Why We Are Tone Deaf to the Music of Light

the-art-of-sound

By Bradley Stockwell

When I sit down at a piano I see a lot more than keys; I see an immense sonic spectrum ranging from sound frequencies of 27 hertz to over 4,000. A hertz, if you’re unaware, is one cycle of a wave per second, in this case a sound wave. When I press a C4 key, a vibrating string is displacing waves of air molecules at 260 times per second against my eardrum and my brain interprets those fluctuations as a middle C. And our amazing brain can do that with a range of frequencies about five times the size of a piano’s. It’s too bad our eyes are so limited in comparison.

While a human eye is an incredibly complex organ, it is severely tone deaf when it comes to the music of light. To understand what I mean by this, we must first change how you view light. On a sub-atomic level, light is made up of little spiraling packets of energy called photons. When these twisted little guys interact with one another they dance in a synchronized wave pattern and form light waves. This is how particles behave on a quantum-scale; they exhibit features both of a particle and of a wave. The varying energies of these photons, or how fast the little guys are spinning, produce differing light wave frequencies that our eyes detect as colors. For example the light waves that make up the color red cycle slower than the light waves that make up the color blue.

Just like there are sounds we can’t hear, either the sound waves are too fast or too slow for our brain to detect, there are also colors, or light waves, we can’t see. Of course just because we can’t see them doesn’t mean they don’t exist. In fact we interact with these colors all the time. When you tune into a radio station, you’re tuning into a signal being transmitted over a light wave called a radio wave. A radio station such as 95.5 KLOS is broadcasting their signal over a light wave with a frequency of roughly 95.5 megahertz; that’s 95.5 million oscillations per second, which is actually quite low. The lower the frequency, the longer the wavelength. That is how radio signals travel over long distances. Infrared light waves, just outside the lower end of visible light, is what your body emits as heat and changes the channel on your television when they are transmitted from your remote. If you’ve ever had a sunburn, that is the result of light waves just outside the higher end of visible light, called ultraviolet waves, overexciting the DNA that creates your skin tissue. If you’ve ever had an x-ray image taken, that is an inverted visual display of the high frequency waves, known as x-rays, which were shot through your body that weren’t absorbed by dense objects like your bones. A low energy wave called a microwave excites molecules of water inside your food to produce heat when you zap your leftovers. These are all things you’re familiar with and they all involve light, or in the language of physics, electromagnetic radiation.

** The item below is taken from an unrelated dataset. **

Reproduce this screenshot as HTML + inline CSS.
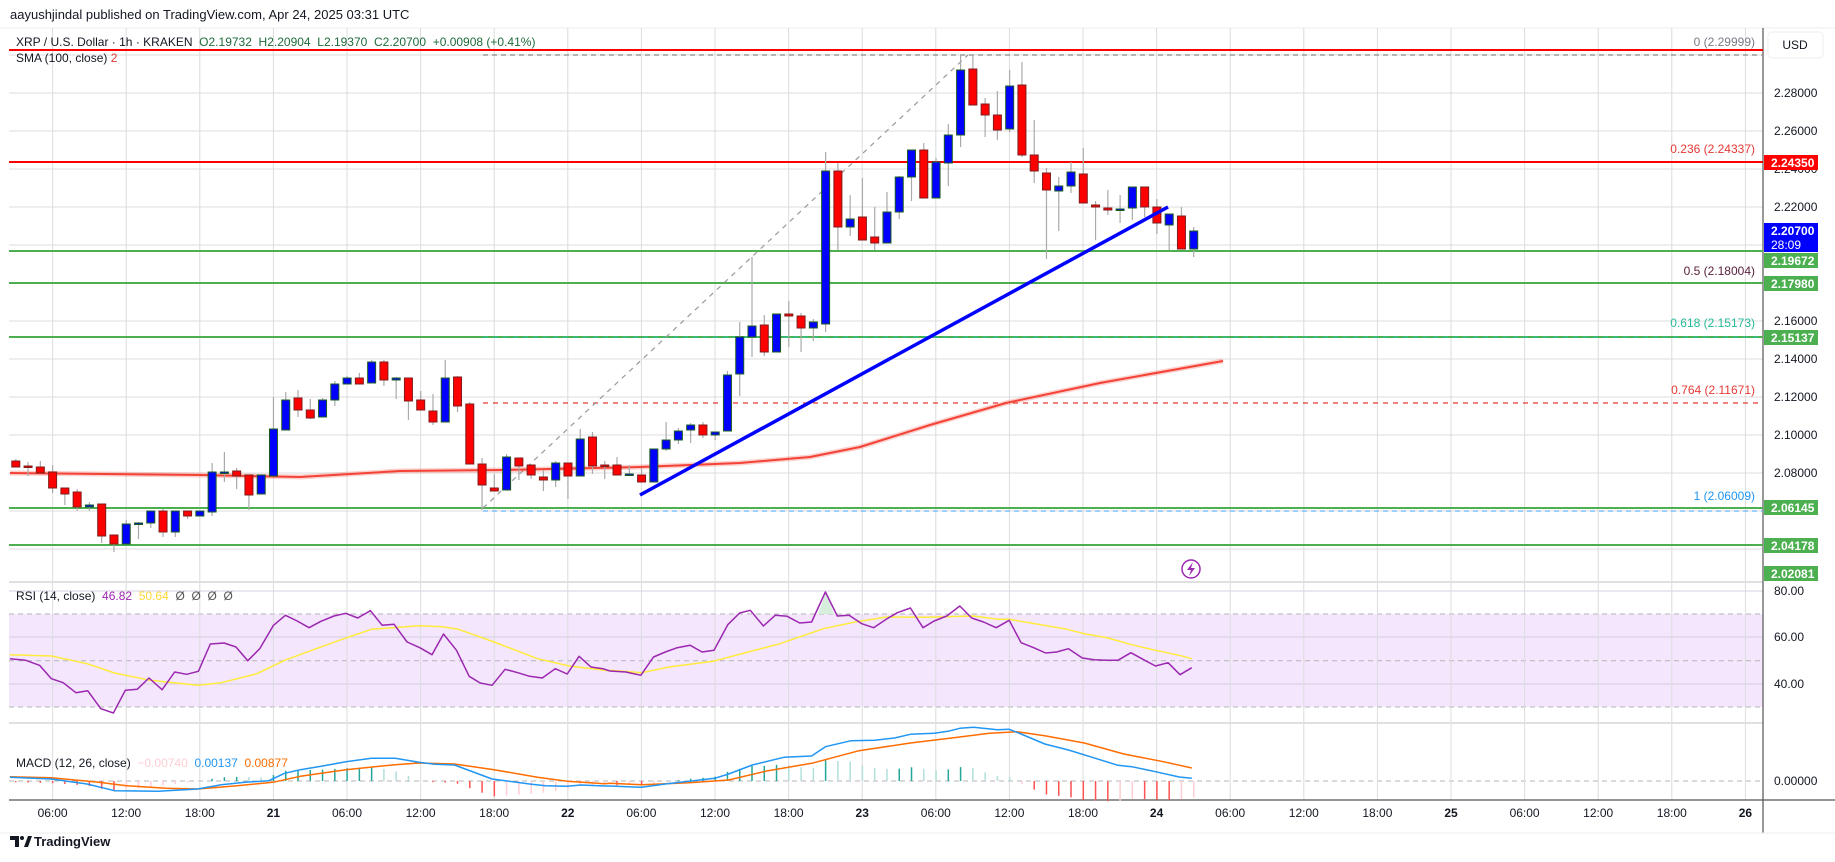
<!DOCTYPE html>
<html><head><meta charset="utf-8">
<style>
html,body{margin:0;padding:0;background:#fff;}
body{width:1835px;height:857px;overflow:hidden;font-family:"Liberation Sans",sans-serif;}
svg text{font-family:"Liberation Sans",sans-serif;}
</style></head>
<body>
<svg id="c" width="1835" height="857" xmlns="http://www.w3.org/2000/svg"></svg>
<script>
var S=[];
function L(x1,y1,x2,y2,c,w,d){S.push('<line x1="'+x1+'" y1="'+y1+'" x2="'+x2+'" y2="'+y2+'" stroke="'+c+'" stroke-width="'+(w||1)+'"'+(d?' stroke-dasharray="'+d+'"':'')+'/>');}
function R(x,y,w,h,f,s){S.push('<rect x="'+x+'" y="'+y+'" width="'+w+'" height="'+h+'" fill="'+f+'"'+(s?' stroke="'+s+'" stroke-width="1"':'')+'/>');}
function T(x,y,t,c,sz,anc,wt){S.push('<text x="'+x+'" y="'+y+'" fill="'+c+'" font-size="'+(sz||12)+'"'+(anc?' text-anchor="'+anc+'"':'')+(wt?' font-weight="'+wt+'"':'')+'>'+t+'</text>');}
function P(pts,c,w,fill){S.push('<polyline points="'+pts.map(function(p){return p[0].toFixed(1)+','+p[1].toFixed(1)}).join(' ')+'" fill="'+(fill||'none')+'" stroke="'+c+'" stroke-width="'+w+'" stroke-linejoin="round"/>');}
var XL=9,XR=1763;
// chart frame
R(0,0,1835,857,'#fff');
L(0,28,1835,28,'#eeeeee',1);
// RSI band
R(XL,614,XR-XL,93,'#f3e6fd');
// horizontal grid price
for(var y=93;y<=560;y+=38)L(XL,y,XR,y,'#dcdcdc',1);
L(XL,55,XR,55,'#dcdcdc',1);
// RSI grid
[591,637,684].forEach(function(y){L(XL,y,XR,y,'#d6cfe0',1);});
[614,660.7,707].forEach(function(y){L(XL,y,XR,y,'#b5b5b5',1,'5,4');});
// MACD zero
L(XL,781,XR,781,'#b5b5b5',1,'5,4');
// vertical grid
var tl=['06:00','12:00','18:00','21','06:00','12:00','18:00','22','06:00','12:00','18:00','23','06:00','12:00','18:00','24','06:00','12:00','18:00','25','06:00','12:00','18:00','26'];
for(var k=0;k<24;k++){var x=52.6+73.6*k;L(x,28,x,800,'#dcdcdc',1);T(x,817,tl[k],'#131722',12,'middle',tl[k].length==2?'bold':null);}
// pane separators
L(XL,582,XR,582,'#e0e0e0',2);L(XL,723,XR,723,'#e0e0e0',2);
L(XL,800,XR+72,800,'#555',1.2);
L(XR,28,XR,833,'#555',1.2);
L(0,833,1835,833,'#eeeeee',1);
// horizontal levels
L(XL,50,XR,50,'#ff0000',2);
L(483,55,XR,55,'#888',1.3,'5,4');
L(XL,162,XR,162,'#ff0000',2);
L(XL,251,XR,251,'#4caf50',2);
L(XL,283,XR,283,'#4caf50',2);
L(XL,337,XR,337,'#4caf50',2);
L(483,337,XR,337,'#26c6a6',1,'5,5');
L(483,403,XR,403,'#e53935',1.3,'5,5');
L(XL,508,XR,508,'#4caf50',2);
L(483,511,XR,511,'#64b5f6',1.3,'5,4');
L(XL,545,XR,545,'#4caf50',2);
// fib diagonal
L(483,508,968,55,'#999',1.2,'5,5');
// fib labels
T(1755,46,'0 (2.29999)','#787b86',12,'end');
T(1755,153,'0.236 (2.24337)','#e53935',12,'end');
T(1755,275,'0.5 (2.18004)','#5a1e3a',12,'end');
T(1755,327,'0.618 (2.15173)','#26b99a',12,'end');
T(1755,394,'0.764 (2.11671)','#e53935',12,'end');
T(1755,500,'1 (2.06009)','#2196f3',12,'end');
// SMA
var sma=[[10,473],[200,475],[300,477],[400,471],[500,470],[640,467],[740,463],[810,457],[860,447],[930,425],[1006,403],[1100,383],[1223,361]];
P(sma,'rgba(244,67,54,0.25)',5);P(sma,'#f44336',2);
// candles
var C=[[461,467,459,467,'d'],[466,467,462,476,'d'],[467,473,461,473,'d'],[472,488,465,493,'d'],[488,494,488,505,'d'],[492,507,489,511,'d'],[505,507,502,511,'u'],[504,536,504,543,'d'],[535,544,535,552,'d'],[524,544,520,544,'u'],[523,524,522,539,'u'],[511,523,511,528,'u'],[511,532,509,537,'d'],[511,532,511,537,'u'],[511,516,511,519,'d'],[511,516,511,516,'u'],[472,512,463,516,'u'],[472,473,452,482,'u'],[471,476,468,489,'d'],[475,495,475,510,'d'],[475,494,475,494,'u'],[429,476,397,476,'u'],[400,430,392,430,'u'],[398,410,390,417,'d'],[410,418,399,419,'d'],[400,417,398,417,'u'],[384,400,381,406,'u'],[378,384,376,384,'u'],[378,384,373,384,'d'],[362,383,360,383,'u'],[362,380,360,386,'d'],[378,380,377,399,'u'],[378,401,378,420,'d'],[400,410,391,410,'d'],[411,422,394,425,'d'],[378,422,360,422,'u'],[377,406,376,412,'d'],[404,464,402,464,'d'],[464,485,458,510,'d'],[488,491,474,491,'d'],[457,490,454,490,'u'],[458,466,458,480,'d'],[465,475,465,479,'d'],[477,480,470,491,'d'],[463,480,461,487,'u'],[463,476,463,499,'d'],[439,476,429,476,'u'],[437,466,432,474,'d'],[465,466,461,479,'d'],[465,475,457,475,'d'],[474,475,465,476,'u'],[475,482,468,482,'d'],[449,482,449,482,'u'],[440,449,422,451,'u'],[431,440,428,444,'u'],[425,430,423,443,'u'],[425,435,422,438,'d'],[432,435,432,440,'u'],[375,431,371,431,'u'],[337,374,322,396,'u'],[326,337,257,357,'u'],[325,352,315,356,'d'],[314,352,314,352,'u'],[314,316,301,347,'d'],[316,328,313,352,'d'],[322,328,319,341,'u'],[171,324,152,332,'u'],[171,227,163,250,'d'],[219,227,195,236,'u'],[217,240,178,240,'d'],[237,243,207,250,'d'],[212,243,192,243,'u'],[177,212,176,219,'u'],[150,177,150,201,'u'],[150,198,143,198,'d'],[162,198,158,198,'u'],[135,163,124,186,'u'],[70,135,55,147,'u'],[69,105,55,105,'d'],[104,115,98,137,'d'],[115,130,91,140,'d'],[86,129,70,132,'u'],[85,155,62,157,'d'],[155,171,120,183,'d'],[173,190,168,259,'d'],[186,191,177,231,'u'],[172,186,162,193,'u'],[174,203,148,203,'d'],[205,207,201,240,'d'],[208,210,190,215,'d'],[209,209,195,223,'u'],[187,208,187,220,'u'],[187,207,187,217,'d'],[207,223,199,234,'d'],[214,225,214,250,'u'],[216,249,207,249,'d'],[231,249,227,257,'u']];
C.forEach(function(c,i){var x=15.8+12.27*i;L(x,c[2],x,c[3],'#aaaaaa',1.2);
var h=Math.max(c[1]-c[0],1.5);
if(c[4]=='u')R(x-4,c[0],8,h,'#0000ff','#1b5e20');else R(x-4,c[0],8,h,'#ff0000','#7f1d1d');});
// trendline
L(640,495,1168,207,'#0000ff',3.5);
// RSI
function m10(a,oy){return a.map(function(p){return [p[0]/2.53,oy+p[1]/3];});}
function m11(a,oy){return a.map(function(p){return [610+p[0]/2.53,oy+p[1]/3];});}
var r10=[[25,200],[65,205],[100,220],[130,260],[160,272],[192,302],[222,296],[255,350],[287,363],[317,295],[347,292],[377,258],[410,293],[442,240],[472,247],[502,238],[532,156],[567,153],[597,165],[627,206],[657,170],[692,100],[722,70],[752,87],[782,107],[812,88],[845,72],[875,64],[905,78],[937,56],[967,100],[997,97],[1030,150],[1062,167],[1093,188],[1122,126],[1155,175],[1187,253],[1215,273],[1245,280],[1278,232],[1310,242],[1340,253],[1372,258],[1405,230],[1435,246],[1465,193],[1495,225],[1525,230]];
var r11=[[0,237],[40,240],[78,250],[110,195],[140,180],[170,167],[203,160],[233,180],[263,175],[298,98],[328,63],[355,55],[388,102],[418,70],[448,73],[480,93],[510,90],[545,0],[575,72],[605,70],[637,95],[667,107],[697,83],[727,62],[760,48],[792,107],[820,87],[852,72],[885,42],[915,78],[945,90],[977,107],[1010,85],[1040,152],[1072,167],[1102,183],[1130,180],[1160,170],[1195,198],[1225,203],[1257,205],[1285,205],[1318,182],[1350,203],[1380,222],[1412,212],[1442,248],[1472,227]];
var y10=[[25,188],[130,192],[220,215],[290,243],[380,265],[500,280],[560,272],[650,245],[720,205],[800,170],[870,140],[940,112],[1060,101],[1120,104],[1160,112],[1250,150],[1360,200],[1440,222],[1540,236]];
var y11=[[0,235],[80,242],[150,225],[260,208],[350,180],[430,155],[540,110],[620,90],[700,75],[800,76],[920,72],[980,82],[1010,82],[1150,110],[1200,125],[1260,138],[1320,158],[1380,175],[1440,190],[1472,200]];
S.push('<polygon points="818,614 826,592 834,614" fill="#d8eedd"/>');
P(m10(y10,592).concat(m11(y11,592)),'#ffeb3b',1.5);
P(m10(r10,592).concat(m11(r11,592)),'#9c27b0',1.5);
// MACD
var b10=[[25,550],[130,555],[220,570],[290,590],[400,592],[500,585],[560,572],[620,565],[680,560],[720,538],[760,527],[820,515],[875,503],[940,493],[1000,493],[1060,505],[1100,511],[1150,513],[1245,555],[1340,570],[1380,575],[1435,577],[1470,573],[1530,576]];
var b11=[[0,576],[80,580],[140,570],[200,562],[265,553],[300,540],[360,513],[440,490],[510,486],[545,458],[610,440],[670,439],[720,432],[760,421],[820,418],[855,412],[885,403],[920,400],[980,407],[1010,406],[1040,420],[1100,450],[1160,468],[1220,490],[1285,514],[1320,518],[1380,533],[1440,549],[1472,553]];
var o10=[[25,548],[130,551],[250,565],[320,575],[420,583],[500,585],[600,575],[690,565],[760,547],[875,527],[1000,512],[1060,507],[1150,510],[1250,527],[1360,550],[1435,562],[1530,569]];
var o11=[[0,568],[80,572],[200,566],[300,558],[400,530],[510,508],[630,470],[760,447],[880,430],[960,418],[1030,413],[1100,425],[1200,447],[1300,480],[1400,503],[1472,522]];
var B=m10(b10,594).concat(m11(b11,594)),O=m10(o10,594).concat(m11(o11,594));
function interp(a,x){for(var i=1;i<a.length;i++){if(a[i][0]>=x){var t=(x-a[i-1][0])/(a[i][0]-a[i-1][0]);return a[i-1][1]+t*(a[i][1]-a[i-1][1]);}}return a[a.length-1][1];}
var prev=0;
for(var i=0;i<97;i++){var x=15.8+12.27*i;var d=interp(O,x)-interp(B,x);var g=Math.abs(d)>Math.abs(prev);
var col=d>0?(g?'#26a69a':'#b2dfdb'):(g?'#ff5252':'#ffcdd2');var hgt=d*1.6;
if(Math.abs(hgt)>0.5)R(x-0.75,hgt>0?781-hgt:781,1.5,Math.abs(hgt),col);prev=d;}
P(O,'#ff6d00',1.5);P(B,'#2196f3',1.5);
// legends
T(10,19,'aayushjindal published on TradingView.com, Apr 24, 2025 03:31 UTC','#131722',13);
S.push('<text x="16" y="46" font-size="12" fill="#131722">XRP / U.S. Dollar · 1h · KRAKEN <tspan fill="#1e6b3a">&#160;O2.19732 &#160;H2.20904 &#160;L2.19370 &#160;C2.20700 &#160;+0.00908 (+0.41%)</tspan></text>');
S.push('<text x="16" y="62" font-size="12" fill="#131722">SMA (100, close) <tspan fill="#e53935">2</tspan></text>');
S.push('<text x="16" y="600" font-size="12" fill="#131722">RSI (14, close) &#160;<tspan fill="#9c27b0">46.82</tspan> &#160;<tspan fill="#fdd835">50.64</tspan> &#160;<tspan fill="#555">Ø &#160;Ø &#160;Ø &#160;Ø</tspan></text>');
S.push('<text x="16" y="767" font-size="12" fill="#131722">MACD (12, 26, close) &#160;<tspan fill="#ffcdd2">−0.00740</tspan> &#160;<tspan fill="#2196f3">0.00137</tspan> &#160;<tspan fill="#ff6d00">0.00877</tspan></text>');
// right axis
S.push('<rect x="1768" y="32" width="55" height="26" rx="4" fill="#fff" stroke="#eee"/>');
T(1795,49,'USD','#131722',12,'middle');
[[93,'2.28000'],[131,'2.26000'],[169,'2.24000'],[207,'2.22000'],[321,'2.16000'],[359,'2.14000'],[397,'2.12000'],[435,'2.10000'],[473,'2.08000'],[591,'80.00'],[637,'60.00'],[684,'40.00'],[781,'0.00000']].forEach(function(a){T(1774,a[0]+4,a[1],'#131722',12);});
function box(y1,y2,col,t,t2){R(1764,y1,54,y2-y1,col);T(1771,y1+12,t,'#fff',12,null,'bold');if(t2)T(1771,y1+26,t2,'#fff',12);}
box(155,170,'#ff0000','2.24350');
box(223,252,'#0000ff','2.20700','28:09');
box(253,268,'#4caf50','2.19672');
box(276,291,'#4caf50','2.17980');
box(330,345,'#4caf50','2.15137');
box(500,515,'#4caf50','2.06145');
box(538,553,'#4caf50','2.04178');
box(566,581,'#4caf50','2.02081');
// lightning icon
S.push('<circle cx="1191" cy="569" r="9" fill="#fff" stroke="#9c27b0" stroke-width="1.5"/><path d="M1193 562 L1187 570 L1191 570 L1189 576 L1195 568 L1191 568 Z" fill="#9c27b0"/>');
// TradingView logo
S.push('<path d="M10 836 h9 v11 h-4 v-7 h-5 z" fill="#131722"/><circle cx="22" cy="838" r="2" fill="#131722"/><path d="M24 847 l4 -11 h4 l-4 11 z" fill="#131722"/>');
T(34,846,'TradingView','#131722',13,null,'bold');
document.getElementById('c').innerHTML=S.join('');
</script>
</body></html>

Now just to give you a perspective of how limited our eyes are at detecting light I’m going to transpose the electromagnetic spectrum, the known frequencies of light from 1,000 hertz to one zettahertz (that’s 1 with 21 zeros after it), onto the sound frequencies found on an 88-key piano (this sounds more impressive than it actually is—only simple algebra involved). Radio waves, like the ones radio and TV stations use, take up the lowest 26 keys from A0 to A#2. Microwaves take up the next 16, B2 to D4. Infrared waves the next 14, D#4 to E5. Then visible light, which makes up our entire visual reality, takes up only one key, F5. The next eleven keys, F#5 to E6 are ultraviolet waves. The following ten, F6 to D7 are x-ray waves and the remaining ten are called gamma waves; D#7 to C8.*

 

electromagnetic_spectrum_piano*These proportions aren’t exact because where one type of wave begins and ends is debatable and I had to approximate for demonstration purposes. But it does accurately show the limited perspective of our vision.